* **TASK OBJECTIVE**
Scan the material that follows. Copy every line containing the word "this".
----- DATASET RECORDS
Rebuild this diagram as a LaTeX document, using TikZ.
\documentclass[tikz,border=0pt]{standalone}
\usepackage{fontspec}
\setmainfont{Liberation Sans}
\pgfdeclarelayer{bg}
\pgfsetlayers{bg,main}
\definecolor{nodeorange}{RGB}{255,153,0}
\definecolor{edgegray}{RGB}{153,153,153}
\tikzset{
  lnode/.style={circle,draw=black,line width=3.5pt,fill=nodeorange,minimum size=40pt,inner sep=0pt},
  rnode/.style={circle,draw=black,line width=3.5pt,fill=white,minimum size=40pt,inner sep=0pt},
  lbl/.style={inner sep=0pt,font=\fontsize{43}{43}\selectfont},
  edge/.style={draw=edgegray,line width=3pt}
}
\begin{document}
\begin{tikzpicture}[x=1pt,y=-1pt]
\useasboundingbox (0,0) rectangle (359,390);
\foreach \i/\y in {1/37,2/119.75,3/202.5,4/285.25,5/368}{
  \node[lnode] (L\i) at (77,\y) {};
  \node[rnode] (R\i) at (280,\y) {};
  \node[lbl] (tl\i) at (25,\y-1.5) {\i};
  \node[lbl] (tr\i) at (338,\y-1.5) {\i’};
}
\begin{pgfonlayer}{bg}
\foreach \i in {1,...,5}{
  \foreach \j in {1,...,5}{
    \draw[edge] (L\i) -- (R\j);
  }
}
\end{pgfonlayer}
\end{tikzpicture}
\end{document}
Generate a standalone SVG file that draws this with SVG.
----------
* **RESULT**
Rebuild this diagram as a LaTeX document, using TikZ.
Generate a standalone SVG file that draws this with SVG.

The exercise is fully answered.